En el momento en que la
revolución húngara estalló, en octubre de 1956, Gheorghiu-Dej estaba en
Yugoslavia, devolviéndole a Josip Broz Tito la visita que éste había girado a
Bucarest en el verano. Se hizo un "la DANA me pillo en la India": no quiso marcharse rápidamente para no dar la sensación
de preocupación o desesperación; prefirió agotar su agenda, aunque pasaba las
horas colgado del teléfono hablando con Nicolae Ceaucescu. El 24 de octubre,
apenas unas horas después de que los húngaros hubiesen derribado una estatua de
Stalin, el Politburo del PTR se reunió y decidió establecer una muy estricta
censura de prensa y reforzar la guardia de frontera, con el objetivo de evitar
situaciones que pudiesen soliviantar a las minorías húngara y alemana del país.
También lanzó la instrucción de que se procediese inteligentemente con los
arrestos “para no soliviantar a la población innecesariamente”.
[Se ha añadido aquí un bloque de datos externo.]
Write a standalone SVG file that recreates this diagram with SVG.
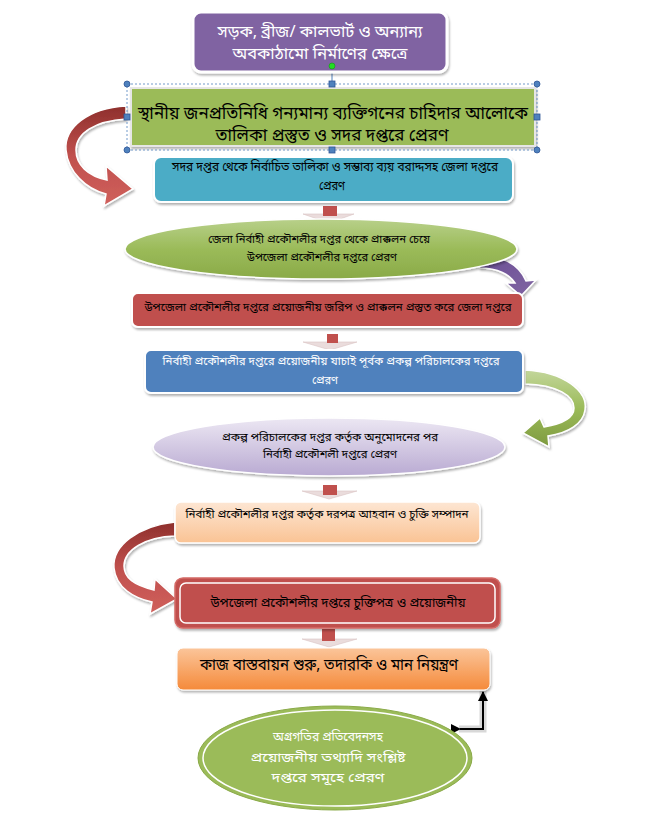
<svg xmlns="http://www.w3.org/2000/svg" width="653" height="814" viewBox="0 0 653 814">
<defs>
<style>
.bn{font-family:"Noto Sans Bengali","Lohit Bengali","FreeSans","Noto Sans",sans-serif;text-anchor:middle;dominant-baseline:central}
.w{fill:#ffffff}
.k{fill:#000000}
.hd{fill:#4F81BD;stroke:#2F5597;stroke-width:0.8}
.sel{fill:none;stroke:#4F81BD;stroke-width:0.8;stroke-dasharray:2,2}
.sq{fill:#C0504D}
.chev{fill:#EADCDC;stroke:#D9C3C3;stroke-width:0.6}
</style>
<filter id="sh" x="-10%" y="-20%" width="120%" height="150%">
<feDropShadow dx="1" dy="2" stdDeviation="1.2" flood-color="#000" flood-opacity="0.3"/>
</filter>
<linearGradient id="gEll" x1="0" y1="0" x2="0" y2="1">
<stop offset="0" stop-color="#B8D08A"/><stop offset="0.5" stop-color="#9BBB59"/><stop offset="1" stop-color="#8AAA48"/>
</linearGradient>
<linearGradient id="gLav" x1="0" y1="0" x2="0" y2="1">
<stop offset="0" stop-color="#ECE7F3"/><stop offset="1" stop-color="#B9AAD2"/>
</linearGradient>
<linearGradient id="gPeach" x1="0" y1="0" x2="0" y2="1">
<stop offset="0" stop-color="#FDE6D3"/><stop offset="1" stop-color="#FAC394"/>
</linearGradient>
<linearGradient id="gOr" x1="0" y1="0" x2="0" y2="1">
<stop offset="0" stop-color="#FBC59A"/><stop offset="1" stop-color="#F58A3A"/>
</linearGradient>
<linearGradient id="gRedA" x1="0" y1="0" x2="0" y2="1">
<stop offset="0" stop-color="#8E2F2C"/><stop offset="0.5" stop-color="#C0504D"/><stop offset="1" stop-color="#D0605C"/>
</linearGradient>
<linearGradient id="gPurA" x1="0" y1="0" x2="1" y2="1">
<stop offset="0" stop-color="#6A4F95"/><stop offset="1" stop-color="#8064A2"/>
</linearGradient>
<linearGradient id="gGrnA" x1="0" y1="0" x2="0" y2="1">
<stop offset="0" stop-color="#C3D69B"/><stop offset="0.5" stop-color="#9BBB59"/><stop offset="1" stop-color="#7E9A3F"/>
</linearGradient>
<marker id="blk" viewBox="0 0 10 10" refX="9" refY="5" markerWidth="5" markerHeight="5" orient="auto">
<path d="M0,0 L10,5 L0,10 Z" fill="#000"/>
</marker>
</defs>

<g id="connectors">
<path d="M126,106 C88,108 64,128 66,150 C68,172 86,189 106,194 L104,206 L133,189 L106,166 L107,180 C88,176 76,165 76,150 C76,133 95,121 126,119 Z" fill="url(#gRedA)" stroke="#ffffff" stroke-width="1.5" filter="url(#sh)"/>
<path class="chev" d="M303,214 L329,223 L354,214 Z"/>
<rect class="sq" x="323" y="206" width="14" height="10"/>
<path d="M478,256 C500,254 519,264 526,281 L536,280 L521,296 L506,283 L515,283 C510,275 498,268 480,268 Z" fill="url(#gPurA)" stroke="#ffffff" stroke-width="1.5" filter="url(#sh)"/>
<path class="chev" d="M303,342 L330,350 L357,342 Z"/>
<rect class="sq" x="327" y="334" width="11" height="9"/>
<path d="M525,370 C565,372 588,392 585,410 C583,424 568,433 548,436 L549,447 L523,433 L540,418 L544,427 C562,424 574,418 574,408 C574,396 558,385 525,384 Z" fill="url(#gGrnA)" stroke="#ffffff" stroke-width="1.5" filter="url(#sh)"/>
<path class="chev" d="M302,491 L329,499 L357,491 Z"/>
<rect class="sq" x="323" y="485" width="14" height="10"/>
<path d="M175,522 C138,526 112,546 114,568 C116,588 134,598 152,602 L150,614 L177,599 L155,579 L154,590 C134,585 124,578 124,566 C124,550 145,537 175,536 Z" fill="url(#gRedA)" stroke="#ffffff" stroke-width="1.5" filter="url(#sh)"/>
<path class="chev" d="M302,639 L329,647 L357,639 Z"/>
<rect class="sq" x="322" y="629" width="13" height="12"/>
<path d="M459,729 L483,729 L483,691" fill="none" stroke="#D8D8D8" stroke-width="7" stroke-linejoin="miter"/>
<path d="M460,729 L483,729 L483,692" fill="none" stroke="#000" stroke-width="2" marker-start="url(#blk)" marker-end="url(#blk)"/>
<line x1="332" y1="66" x2="332" y2="84" stroke="#4F81BD" stroke-width="1"/>
</g>

<g id="n1">
<rect x="193" y="12" width="254" height="60" rx="8" fill="#8064A2" stroke="#ffffff" stroke-width="3" filter="url(#sh)"/>
<text class="bn w" x="320" y="33" font-size="16" textLength="205" lengthAdjust="spacingAndGlyphs">সড়ক, ব্রীজ/ কালভার্ট ও অন্যান্য</text>
<text class="bn w" x="320" y="55" font-size="16" textLength="175" lengthAdjust="spacingAndGlyphs">অবকাঠামো নির্মাণের ক্ষেত্রে</text>
</g>

<g id="n2">
<rect x="131" y="88" width="404" height="58" fill="#9BBB59" stroke="#E6E6E6" stroke-width="2" filter="url(#sh)"/>
<text class="bn k" x="333" y="114" font-size="17" textLength="390" lengthAdjust="spacingAndGlyphs">স্থানীয় জনপ্রতিনিধি গন্যমান্য ব্যক্তিগনের চাহিদার আলোকে</text>
<text class="bn k" x="332" y="136" font-size="17" textLength="233" lengthAdjust="spacingAndGlyphs">তালিকা প্রস্তুত ও সদর দপ্তরে প্রেরণ</text>
<rect class="sel" x="127" y="84" width="410" height="66"/>
<circle class="hd" cx="127" cy="84" r="3"/>
<circle class="hd" cx="537" cy="84" r="3"/>
<circle class="hd" cx="127" cy="150" r="3"/>
<circle class="hd" cx="537" cy="150" r="3"/>
<rect class="hd" x="329" y="81" width="6" height="6"/>
<rect class="hd" x="329" y="147" width="6" height="6"/>
<rect class="hd" x="124" y="114" width="6" height="6"/>
<rect class="hd" x="534" y="114" width="6" height="6"/>
<circle cx="332" cy="66" r="3" fill="#22DD22" stroke="#119911" stroke-width="0.6"/>
</g>

<g id="n3">
<rect x="154" y="157" width="359" height="45" rx="7" fill="#4BACC6" stroke="#ffffff" stroke-width="2" filter="url(#sh)"/>
<text class="bn k" x="335" y="168" font-size="12" textLength="326" lengthAdjust="spacingAndGlyphs">সদর দপ্তর থেকে নির্বাচিত তালিকা ও সম্ভাব্য ব্যয় বরাদ্দসহ জেলা দপ্তরে</text>
<text class="bn k" x="332" y="187" font-size="12" textLength="26" lengthAdjust="spacingAndGlyphs">প্রেরণ</text>
</g>

<g id="n4">
<ellipse cx="321" cy="249" rx="196" ry="30" fill="url(#gEll)" stroke="#ffffff" stroke-width="1.5" filter="url(#sh)"/>
<text class="bn k" x="319" y="240" font-size="11.5" textLength="222" lengthAdjust="spacingAndGlyphs">জেলা নির্বাহী প্রকৌশলীর দপ্তর থেকে প্রাক্কলন চেয়ে</text>
<text class="bn k" x="322" y="258" font-size="11.5" textLength="150" lengthAdjust="spacingAndGlyphs">উপজেলা প্রকৌশলীর দপ্তরে প্রেরণ</text>
</g>

<g id="n5">
<rect x="132" y="293" width="391" height="34" rx="6" fill="#C0504D" stroke="#ffffff" stroke-width="2" filter="url(#sh)"/>
<text class="bn k" x="328" y="308" font-size="11.5" textLength="367" lengthAdjust="spacingAndGlyphs">উপজেলা প্রকৌশলীর দপ্তরে প্রয়োজনীয় জরিপ ও প্রাক্কলন প্রস্তুত করে জেলা দপ্তরে</text>
</g>

<g id="n6">
<rect x="145" y="350" width="378" height="43" rx="6" fill="#4F81BD" stroke="#ffffff" stroke-width="2" filter="url(#sh)"/>
<text class="bn w" x="331" y="362" font-size="11.8" textLength="337" lengthAdjust="spacingAndGlyphs">নির্বাহী প্রকৌশলীর দপ্তরে প্রয়োজনীয় যাচাই পূর্বক প্রকল্প পরিচালকের দপ্তরে</text>
<text class="bn w" x="325" y="381" font-size="11.8" textLength="26" lengthAdjust="spacingAndGlyphs">প্রেরণ</text>
</g>

<g id="n7">
<ellipse cx="329" cy="447" rx="176" ry="29" fill="url(#gLav)" stroke="#ffffff" stroke-width="1.5" filter="url(#sh)"/>
<text class="bn k" x="330" y="438" font-size="11.5" textLength="216" lengthAdjust="spacingAndGlyphs">প্রকল্প পরিচালকের দপ্তর কর্তৃক অনুমোদনের পর</text>
<text class="bn k" x="330" y="455" font-size="11.5" textLength="134" lengthAdjust="spacingAndGlyphs">নির্বাহী প্রকৌশলী দপ্তরে প্রেরণ</text>
</g>

<g id="n8">
<rect x="175" y="502" width="305" height="41" rx="6" fill="url(#gPeach)" stroke="#ffffff" stroke-width="1.5" filter="url(#sh)"/>
<text class="bn k" x="327" y="515" font-size="11.8" textLength="283" lengthAdjust="spacingAndGlyphs">নির্বাহী প্রকৌশলীর দপ্তর কর্তৃক দরপত্র আহবান ও চুক্তি সম্পাদন</text>
</g>

<g id="n9">
<rect x="175" y="578" width="325" height="50" rx="8" fill="#C0504D" stroke="#D46A66" stroke-width="1.5" filter="url(#sh)"/>
<rect x="180" y="583" width="315" height="40" rx="6" fill="none" stroke="#ffffff" stroke-width="1.5"/>
<text class="bn k" x="338" y="603" font-size="13" textLength="255" lengthAdjust="spacingAndGlyphs">উপজেলা প্রকৌশলীর দপ্তরে চুক্তিপত্র ও প্রয়োজনীয়</text>
</g>

<g id="n10">
<rect x="177" y="648" width="313" height="42" rx="6" fill="url(#gOr)" stroke="#ffffff" stroke-width="1" filter="url(#sh)"/>
<text class="bn k" x="329" y="666" font-size="15.5" textLength="258" lengthAdjust="spacingAndGlyphs">কাজ বাস্তবায়ন শুরু, তদারকি ও মান নিয়ন্ত্রণ</text>
</g>

<g id="n11">
<ellipse cx="335" cy="758" rx="137" ry="52" fill="#9BBB59" stroke="#8AAA48" stroke-width="1"/>
<ellipse cx="335" cy="758" rx="132" ry="48" fill="none" stroke="#ffffff" stroke-width="1.5"/>
<text class="bn w" x="328" y="737" font-size="13" textLength="110" lengthAdjust="spacingAndGlyphs">অগ্রগতির প্রতিবেদনসহ</text>
<text class="bn w" x="328" y="758" font-size="13" textLength="155" lengthAdjust="spacingAndGlyphs">প্রয়োজনীয় তথ্যাদি সংশ্লিষ্ট</text>
<text class="bn w" x="328" y="778" font-size="13" textLength="113" lengthAdjust="spacingAndGlyphs">দপ্তরে সমূহে প্রেরণ</text>
</g>
</svg>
En la tarde de aquel día 24, en
la radio pública, el rumanorrondo de turno leyó lo que le habían escrito que
tenía que decir sobre lo que había pasado el día anterior en Budapest. La
prensa recogió estas informaciones al día siguiente. Las informaciones publicadas
y radiadas escondieron totalmente el carácter nacionalista, y sobre todo anti
soviético, de las movidas.
Pura coincidencia o no, lo
cierto es que aquel mismo día 24 un grupo de estudiantes universitarios de Cluj
realizó una marcha para protestar contra determinadas medidas académicas. Pero
la cosa es que, en realidad, la marcha eran dos marchas: una de los estudiantes
de la universidad rumana, y otra de los de la húngara. Al día siguiente, los
cabecillas fueron arrestados. Dos estudiantes: Balays Imre y Aristid Tarnovan,
fueron acusados de ser agitadores y sentenciados por un tribunal militar a
cinco años de maco. Al día siguiente, varios estudiantes de la facultad de
Filología de Bucarest, que habían organizado una especie de asamblea para
discutir la situación en Hungría, fueron también arrestados. Entre ellos
estaban Stefan Negrea y Teodor Lupas, dos estudiantes que habían publicado una
carta en el periódico de la universidad criticando el monopolio político del
Partido Comunista. Los dos fueron p’alante y les cayeron tres años.